[REQUIREMENTS]:
In the entries below, identify every line with the string "code" and copy it.

[SUPPLIED RECORDS]:
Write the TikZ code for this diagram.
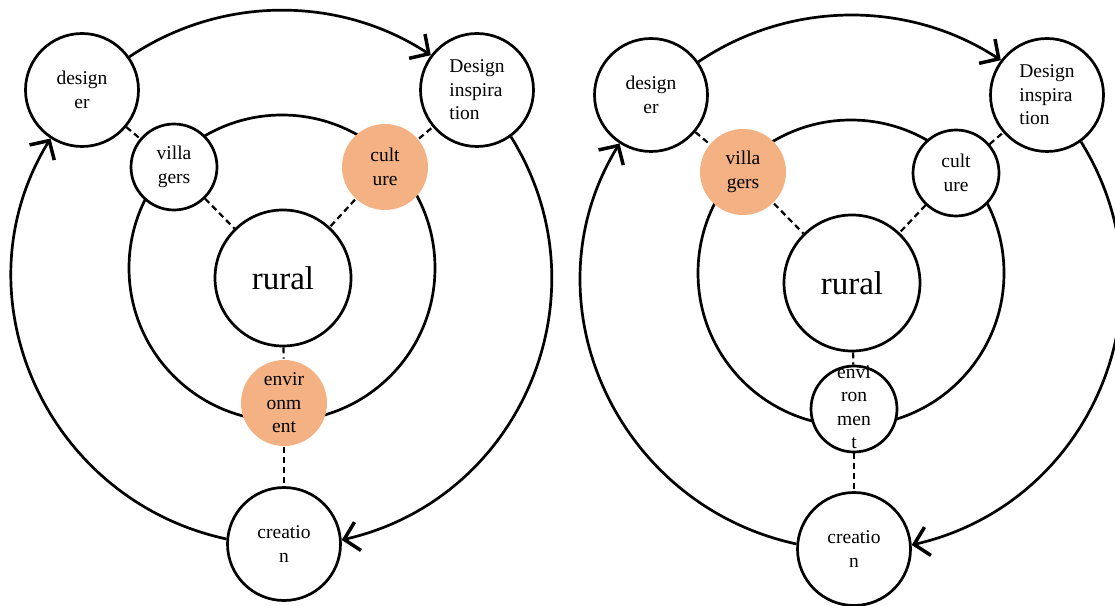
\documentclass[tikz,border=0pt]{standalone}
\usepackage{fontspec}
\setmainfont{Liberation Serif}
\usetikzlibrary{arrows.meta}

\definecolor{peach}{RGB}{244,177,131}

\tikzset{
  label font/.style={font=\fontsize{19.5}{23.5}\selectfont},
  bignode/.style={circle, draw, line width=2.7pt, fill=white, minimum size=113pt,
    inner sep=0pt, align=center, label font},
  smallnode/.style={circle, draw, line width=2.7pt, fill=white, minimum size=86pt,
    inner sep=0pt, align=center, label font},
  corenode/.style={circle, draw, line width=2.7pt, fill=white, minimum size=136pt,
    inner sep=0pt, font=\fontsize{33}{38}\selectfont},
  hilite/.style={draw=none, fill=peach},
  ringline/.style={line width=2.7pt},
  link/.style={line width=2.2pt, dash pattern=on 6pt off 4pt},
  flow/.style={line width=2.7pt, -{Straight Barb[length=14pt,width=29pt,line width=3.5pt]}},
}

\begin{document}
\begin{tikzpicture}[x=1pt, y=1pt]
  \fill[white] (0,0) rectangle (1115,605);
  \useasboundingbox (0,0) rectangle (1115,605);

  % ---------- left cycle: culture and environment highlighted ----------
  \begin{scope}[name prefix=L-]
    \draw[ringline] (282,337) circle[radius=153];
    \node[corenode] (rural) at (283,327) {rural};
    \node[bignode] (designer) at (82,515) {design\\er};
    \node[bignode, align=left] (inspiration) at (477,515) {Design\\inspira\\tion};
    \node[bignode] (creation) at (284,61) {creatio\\n};
    \node[smallnode] (villagers) at (174,438) {villa\\gers};
    \node[smallnode, hilite] (culture) at (385,438) {cult\\ure};
    \node[smallnode, hilite] (environment) at (284,202) {envir\\onm\\ent};

    \draw[link] (designer) -- (villagers);
    \draw[link] (villagers) -- (rural);
    \draw[link] (culture) -- (rural);
    \draw[link] (culture) -- (inspiration);
    \draw[link] (rural) -- (environment);
    \draw[link] (environment) -- (creation);

    \draw[flow] (designer.35) to[out=34, in=146.8, looseness=0.93] (inspiration.143);
    \draw[flow] (inspiration.-54) to[out=-58.1, in=12.9, looseness=1.08] (creation.4);
    \draw[flow] (creation.175) to[out=167.8, in=238.5, looseness=1.08] (designer.237);
  \end{scope}

  % ---------- right cycle: villagers highlighted ----------
  \begin{scope}[shift={(569,-5)}, name prefix=R-]
    \draw[ringline] (282,337) circle[radius=153];
    \node[corenode] (rural) at (283,327) {rural};
    \node[bignode] (designer) at (82,515) {design\\er};
    \node[bignode, align=left] (inspiration) at (478,515) {Design\\inspira\\tion};
    \node[bignode] (creation) at (285,61) {creatio\\n};
    \node[smallnode, hilite] (villagers) at (174,438) {villa\\gers};
    \node[smallnode] (culture) at (387,437) {cult\\ure};
    \node[smallnode] (environment) at (285,201)
      {\smash{\raisebox{-5pt}{\begin{tabular}{@{}c@{}}envi\\ron\\men\\t\end{tabular}}}};

    \draw[link] (designer) -- (villagers);
    \draw[link] (villagers) -- (rural);
    \draw[link] (culture) -- (rural);
    \draw[link] (culture) -- (inspiration);
    \draw[link] (rural) -- (environment);
    \draw[link] (environment) -- (creation);

    \draw[flow] (designer.35) to[out=34, in=146.8, looseness=0.93] (inspiration.143);
    \draw[flow] (inspiration.-54) to[out=-58.1, in=12.9, looseness=1.08] (creation.4);
    \draw[flow] (creation.175) to[out=167.8, in=238.5, looseness=1.08] (designer.237);
  \end{scope}
\end{tikzpicture}
\end{document}
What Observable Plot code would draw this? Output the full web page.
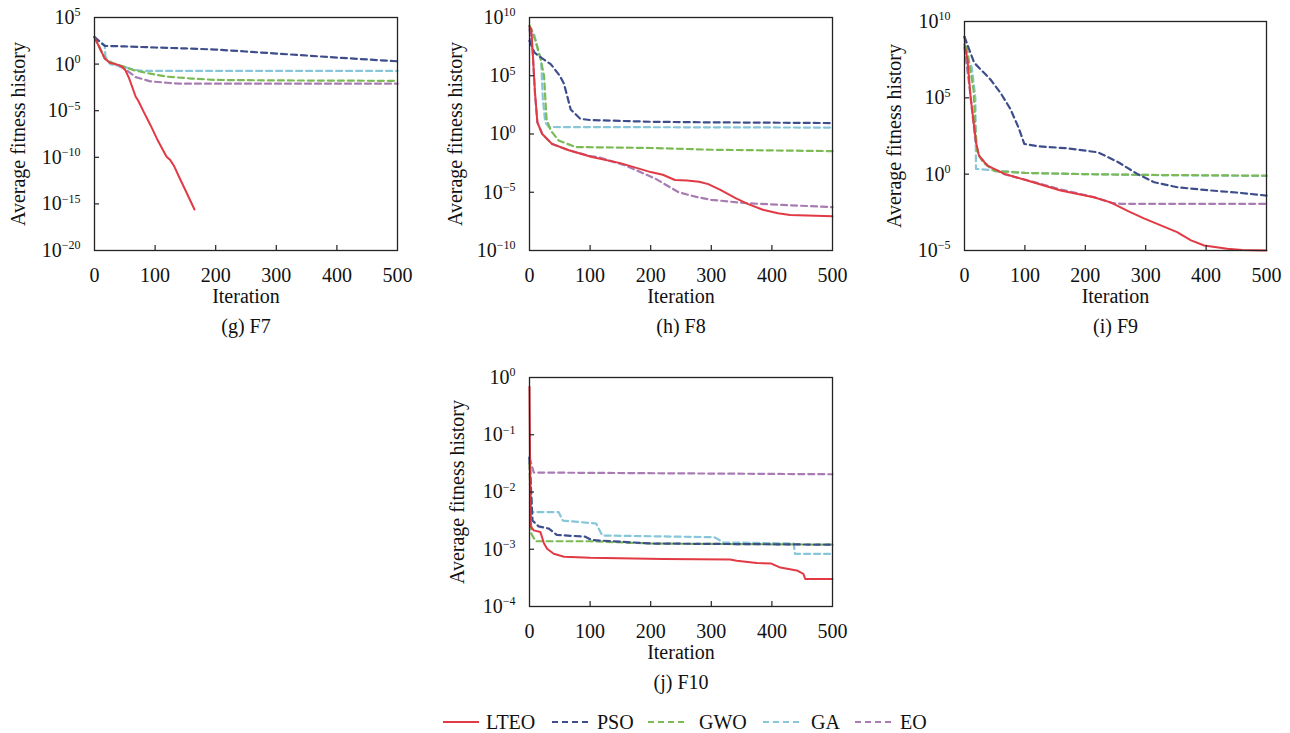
<!DOCTYPE html>
<html>
<head>
<meta charset="utf-8">
<script src="https://cdn.jsdelivr.net/npm/d3@7"></script>
<script src="https://cdn.jsdelivr.net/npm/@observablehq/plot@0.6"></script>
<style>
  html, body { margin: 0; padding: 0; background: #fff; }
  #root { position: relative; width: 1290px; height: 733px; overflow: hidden; background: #fff; }
  #root svg.panel { position: absolute; }
  .leg { position: absolute; top: 709px; height: 26px; display: flex; align-items: center;
         font-family: "Liberation Serif", "Times New Roman", serif; font-size: 20px; color: #111; }
  .leg svg { display: block; }
</style>
</head>
<body>
<div id="root"></div>
<script>
// ---------- series ----------
const seriesNames = ["LTEO", "PSO", "GWO", "GA", "EO"];
const seriesColors = ["#e23a44", "#3e4e8c", "#7cba55", "#86c6d8", "#a87cb2"];
const xTicks = [0, 100, 200, 300, 400, 500];

// ---------- (g) F7 : iteration and log10(fitness) ----------
const F7_LTEO_iter = [0, 8, 17, 25, 35, 45, 51, 57, 68, 72, 81, 92, 103, 112, 119, 125, 131, 141, 152, 165];
const F7_LTEO_exp  = [2.9, 1.8, 0.6, 0.15, 0.0, -0.25, -0.66, -1.5, -3.5, -3.9, -5.1, -6.5, -8.0, -9.1, -9.95, -10.3, -10.9, -12.3, -13.8, -15.6];
const F7_PSO_iter  = [0, 17, 50, 100, 150, 200, 250, 300, 350, 400, 450, 500];
const F7_PSO_exp   = [2.9, 1.95, 1.9, 1.78, 1.68, 1.56, 1.35, 1.13, 0.92, 0.7, 0.5, 0.3];
const F7_GWO_iter  = [0, 17, 30, 50, 65, 90, 120, 160, 200, 300, 500];
const F7_GWO_exp   = [2.9, 0.6, 0.1, -0.3, -0.66, -1.0, -1.35, -1.55, -1.7, -1.75, -1.8];
const F7_GA_iter   = [0, 17, 18, 26, 50, 65, 80, 500];
const F7_GA_exp    = [2.9, 2.0, 0.8, 0.0, -0.3, -0.6, -0.73, -0.73];
const F7_EO_iter   = [0, 17, 30, 50, 68, 92, 120, 140, 500];
const F7_EO_exp    = [2.9, 0.6, 0.1, -0.5, -1.4, -1.85, -2.0, -2.1, -2.1];

// ---------- (h) F8 ----------
const F8_LTEO_iter = [0, 3, 5, 9, 13, 21, 37, 65, 103, 150, 200, 220, 240, 260, 280, 295, 315, 340, 360, 385, 410, 430, 500];
const F8_LTEO_exp  = [9.2, 9.0, 7.3, 3.6, 1.0, 0.0, -0.85, -1.4, -1.98, -2.5, -3.27, -3.5, -3.95, -4.0, -4.1, -4.3, -4.8, -5.5, -6.0, -6.5, -6.8, -6.95, -7.06];
const F8_PSO_iter  = [0, 8, 18, 35, 50, 57, 68, 84, 100, 200, 300, 500];
const F8_PSO_exp   = [8.0, 7.0, 6.6, 6.0, 5.0, 4.3, 2.1, 1.3, 1.2, 1.05, 1.0, 0.94];
const F8_GWO_iter  = [0, 10, 18, 24, 28, 35, 48, 76, 200, 300, 500];
const F8_GWO_exp   = [9.3, 8.0, 6.5, 5.0, 1.3, 0.3, -0.55, -1.12, -1.2, -1.35, -1.47];
const F8_GA_iter   = [0, 8, 15, 19, 22, 26, 32, 500];
const F8_GA_exp    = [9.3, 8.5, 7.0, 6.5, 3.0, 1.0, 0.6, 0.55];
const F8_EO_iter   = [0, 5, 9, 13, 21, 37, 65, 100, 114, 158, 208, 246, 275, 300, 360, 500];
const F8_EO_exp    = [9.0, 7.2, 3.5, 1.0, 0.0, -0.85, -1.4, -1.9, -2.0, -2.7, -3.84, -5.0, -5.4, -5.65, -5.95, -6.28];

// ---------- (i) F9 ----------
const F9_LTEO_iter = [0, 5, 10, 19, 24, 38, 66, 104, 159, 214, 242, 270, 297, 325, 352, 375, 397, 435, 460, 500];
const F9_LTEO_exp  = [8.5, 7.5, 5.1, 2.1, 1.2, 0.56, 0.02, -0.42, -1.07, -1.51, -1.85, -2.4, -2.9, -3.35, -3.8, -4.34, -4.67, -4.89, -4.97, -5.0];
const F9_PSO_iter  = [0, 16, 43, 60, 76, 90, 99, 121, 171, 221, 254, 286, 314, 353, 408, 450, 500];
const F9_PSO_exp   = [9.0, 7.3, 6.2, 5.3, 4.27, 3.0, 1.98, 1.83, 1.69, 1.43, 0.8, 0.02, -0.53, -0.86, -1.07, -1.2, -1.4];
const F9_GWO_iter  = [0, 5, 15, 18, 21, 30, 50, 100, 200, 300, 500];
const F9_GWO_exp   = [9.0, 8.0, 5.5, 3.0, 1.5, 0.8, 0.2, 0.08, 0.0, -0.05, -0.1];
const F9_GA_iter   = [0, 5, 12, 18, 19, 50, 100, 200, 300, 500];
const F9_GA_exp    = [9.0, 7.5, 7.0, 5.0, 0.35, 0.25, 0.08, 0.0, -0.05, -0.12];
const F9_EO_iter   = [0, 8, 18, 24, 40, 66, 104, 159, 214, 245, 260, 500];
const F9_EO_exp    = [8.3, 5.8, 2.2, 1.2, 0.5, 0.0, -0.4, -1.0, -1.5, -1.9, -1.94, -1.94];

// ---------- (j) F10 ----------
const F10_LTEO_iter = [0, 1, 2, 7, 18, 24, 29, 40, 57, 100, 220, 331, 342, 375, 399, 414, 441, 452, 455, 500];
const F10_LTEO_exp  = [-0.16, -1.5, -2.6, -2.67, -2.7, -2.9, -2.99, -3.08, -3.13, -3.15, -3.17, -3.18, -3.2, -3.24, -3.25, -3.32, -3.37, -3.43, -3.52, -3.52];
const F10_PSO_iter  = [0, 5, 15, 32, 45, 92, 103, 120, 200, 500];
const F10_PSO_exp   = [-1.4, -2.5, -2.6, -2.64, -2.75, -2.78, -2.84, -2.85, -2.9, -2.92];
const F10_GWO_iter  = [0, 3, 10, 100, 200, 500];
const F10_GWO_exp   = [-1.5, -2.73, -2.86, -2.86, -2.9, -2.92];
const F10_GA_iter   = [0, 4, 48, 55, 110, 120, 305, 320, 436, 438, 500];
const F10_GA_exp    = [-1.4, -2.35, -2.35, -2.5, -2.55, -2.76, -2.79, -2.88, -2.9, -3.08, -3.08];
const F10_EO_iter   = [0, 7, 500];
const F10_EO_exp    = [-1.4, -1.66, -1.69];

const FONT = '"Liberation Serif", "Times New Roman", serif';

function rows(name, iters, exps) {
  return iters.map((it, i) => ({series: name, iter: it, value: Math.pow(10, exps[i])}));
}
function fmtPow(d) { return "10^" + Math.round(Math.log10(d)); }

function panel(cfg) {
  const data = [
    ...rows("EO", cfg.EO[0], cfg.EO[1]),
    ...rows("GA", cfg.GA[0], cfg.GA[1]),
    ...rows("GWO", cfg.GWO[0], cfg.GWO[1]),
    ...rows("PSO", cfg.PSO[0], cfg.PSO[1])
  ];
  const red = rows("LTEO", cfg.LTEO[0], cfg.LTEO[1]);
  const yt = cfg.yTicks;
  const innerY = yt.slice(1, -1);
  const frameW = cfg.width - cfg.ml - cfg.mr;
  const frameH = cfg.height - cfg.mt - cfg.mb;
  const tickLen = 5;
  const svg = Plot.plot({
    width: cfg.width, height: cfg.height,
    marginLeft: cfg.ml, marginRight: cfg.mr, marginTop: cfg.mt, marginBottom: cfg.mb,
    style: {fontFamily: FONT, fontSize: "20px", color: "#111", background: "transparent", overflow: "visible"},
    x: {domain: [0, 500], axis: null},
    y: {type: "log", domain: cfg.yDomain, axis: null},
    color: {domain: seriesNames, range: seriesColors},
    marks: [
      Plot.lineY(data, {x: "iter", y: "value", z: "series", stroke: "series", strokeWidth: 2.2, strokeDasharray: "6,4"}),
      Plot.lineY(red, {x: "iter", y: "value", stroke: seriesColors[0], strokeWidth: 2}),
      Plot.frame({stroke: "#222", strokeWidth: 1.3}),
      // inward tick marks
      Plot.tickX([100, 200, 300, 400], {x: d => d, stroke: "#222", strokeWidth: 1.2, insetTop: frameH - tickLen}),
      Plot.tickY(innerY, {y: d => d, stroke: "#222", strokeWidth: 1.2, insetRight: frameW - tickLen}),
      Plot.axisX({ticks: xTicks, tickSize: 0, tickPadding: 17, fontSize: 20, tickFormat: d => String(d), label: null}),
      Plot.axisY({ticks: yt, tickSize: 0, tickPadding: 14, fontSize: 20, tickFormat: fmtPow, label: null}),
      Plot.text(["Average fitness history"], {text: d => d, frameAnchor: "left", textAnchor: "middle", dx: -cfg.ylabOff, rotate: -90, fontSize: 20}),
      Plot.text(["Iteration"], {text: d => d, frameAnchor: "bottom", dy: 52, fontSize: 20}),
      Plot.text([cfg.caption], {text: d => d, frameAnchor: "bottom", dy: 82, fontSize: 20})
    ]
  });
  // superscript exponents
  d3.select(svg).selectAll("text").each(function () {
    const t = this.textContent;
    if (!t.startsWith("10^")) return;
    const e = t.slice(3).replace("-", "\u2212");
    this.textContent = "";
    d3.select(this).append("tspan").text("10");
    d3.select(this).append("tspan").attr("dy", "-0.62em").attr("font-size", "12px").text(e);
  });
  svg.classList.add("panel");
  svg.style.left = cfg.left + "px";
  svg.style.top = cfg.top + "px";
  document.getElementById("root").appendChild(svg);
}

panel({
  left: 0, top: 0, width: 430, height: 330, ml: 94, mr: 33, mt: 17, mb: 80, ylabOff: 76,
  yDomain: [1e-20, 1e5], yTicks: [1e5, 1e0, 1e-5, 1e-10, 1e-15, 1e-20], caption: "(g) F7",
  LTEO: [F7_LTEO_iter, F7_LTEO_exp], PSO: [F7_PSO_iter, F7_PSO_exp], GWO: [F7_GWO_iter, F7_GWO_exp],
  GA: [F7_GA_iter, F7_GA_exp], EO: [F7_EO_iter, F7_EO_exp]
});
panel({
  left: 430, top: 0, width: 430, height: 330, ml: 99, mr: 28, mt: 17, mb: 80, ylabOff: 74,
  yDomain: [1e-10, 1e10], yTicks: [1e10, 1e5, 1e0, 1e-5, 1e-10], caption: "(h) F8",
  LTEO: [F8_LTEO_iter, F8_LTEO_exp], PSO: [F8_PSO_iter, F8_PSO_exp], GWO: [F8_GWO_iter, F8_GWO_exp],
  GA: [F8_GA_iter, F8_GA_exp], EO: [F8_EO_iter, F8_EO_exp]
});
panel({
  left: 860, top: 0, width: 430, height: 330, ml: 104, mr: 24, mt: 21, mb: 80, ylabOff: 70,
  yDomain: [1e-5, 1e10], yTicks: [1e10, 1e5, 1e0, 1e-5], caption: "(i) F9",
  LTEO: [F9_LTEO_iter, F9_LTEO_exp], PSO: [F9_PSO_iter, F9_PSO_exp], GWO: [F9_GWO_iter, F9_GWO_exp],
  GA: [F9_GA_iter, F9_GA_exp], EO: [F9_EO_iter, F9_EO_exp]
});
panel({
  left: 430, top: 330, width: 430, height: 370, ml: 99, mr: 28, mt: 47, mb: 94, ylabOff: 72,
  yDomain: [1e-4, 1e0], yTicks: [1e0, 1e-1, 1e-2, 1e-3, 1e-4], caption: "(j) F10",
  LTEO: [F10_LTEO_iter, F10_LTEO_exp], PSO: [F10_PSO_iter, F10_PSO_exp], GWO: [F10_GWO_iter, F10_GWO_exp],
  GA: [F10_GA_iter, F10_GA_exp], EO: [F10_EO_iter, F10_EO_exp]
});

// ---------- legend ----------
const legendLeft = [443, 552, 648, 763, 855];
const legendGap = [7, 9, 15, 12, 9];
const root = document.getElementById("root");
seriesNames.forEach((name, i) => {
  const item = document.createElement("div");
  item.className = "leg";
  item.style.left = legendLeft[i] + "px";
  const dash = i === 0 ? "" : ' stroke-dasharray="6,4"';
  item.innerHTML = `<svg width="36" height="10"><line x1="0" x2="36" y1="5" y2="5" stroke="${seriesColors[i]}" stroke-width="2.2"${dash}/></svg><span style="margin-left:${legendGap[i]}px">${name}</span>`;
  root.appendChild(item);
});
</script>
</body>
</html>
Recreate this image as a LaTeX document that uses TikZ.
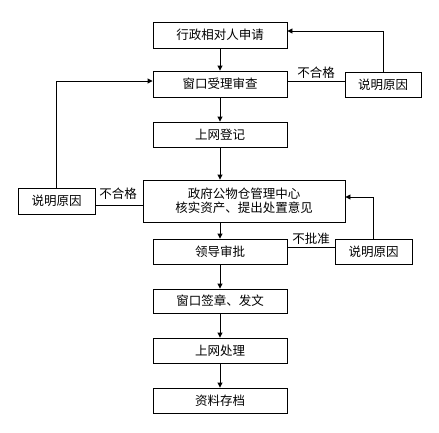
\documentclass[tikz,border=0pt]{standalone}
\usepackage{fontspec}
\setmainfont{Noto Sans CJK SC}
\usetikzlibrary{arrows.meta}
\begin{document}
\begin{tikzpicture}[x=1pt,y=-1pt,
  box/.style={draw,line width=0.9pt,inner sep=0pt,minimum width=134pt,minimum height=25pt,font=\fontsize{12.5}{15}\selectfont},
  rbox/.style={box,minimum width=77pt},
  lbl/.style={inner sep=0pt,font=\fontsize{12.5}{15}\selectfont},
  line/.style={line width=0.9pt},
  arr/.style={line,-{Triangle[length=5pt,width=5pt]}}]
\useasboundingbox[fill=white] (0,0) rectangle (439,432);
\node[box,minimum height=26pt] (b1) at (220,35) {行政相对人申请};
\node[box,minimum height=26pt] (b2) at (220,84) {窗口受理审查};
\node[box] (b3) at (220,134.5) {上网登记};
\node[box,minimum width=202pt,minimum height=42pt,align=center] (b4) at (244,201) {政府公物仓管理中心\\[-1pt]核实资产、提出处置意见};
\node[box] (b5) at (220,251.5) {领导审批};
\node[box,minimum height=24pt] (b6) at (220,301) {窗口签章、发文};
\node[box] (b7) at (220,350.5) {上网处理};
\node[box] (b8) at (220,400.5) {资料存档};
\node[rbox,minimum width=76pt] (r1) at (383,84.5) {说明原因};
\node[rbox,minimum height=26pt] (l1) at (56.5,201) {说明原因};
\node[rbox] (r2) at (373.5,251.5) {说明原因};
\draw[arr] (b1) -- (b2);
\draw[arr] (b2) -- (b3);
\draw[arr] (b3.south) -- (b3.south |- b4.north);
\draw[arr] (b4.south -| b5.north) -- (b5.north);
\draw[arr] (b5) -- (b6);
\draw[arr] (b6) -- (b7);
\draw[arr] (b7) -- (b8);
\draw[line] ([yshift=2.5pt]b2.east) -- node[lbl,above=3pt] {不合格} ([yshift=2.5pt]b2.east -| r1.west);
\draw[arr] (r1.north) |- ([yshift=4pt]b1.east);
\draw[line] ([yshift=-4pt]b4.west) -- node[lbl,above=5pt,xshift=-1pt] {不合格} ([yshift=-4pt]b4.west -| l1.east);
\draw[arr] (l1.north) |- ([yshift=3pt]b2.west);
\draw[line] ([yshift=4.5pt]b5.east) -- node[lbl,above=2pt] {不批准} ([yshift=4.5pt]b5.east -| r2.west);
\draw[arr] (r2.north) |- ([yshift=4pt]b4.east);
\end{tikzpicture}
\end{document}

[WORKED SOLUTION]:
Write the TikZ code for this diagram.
What Observable Plot code would draw this? Output the full web page.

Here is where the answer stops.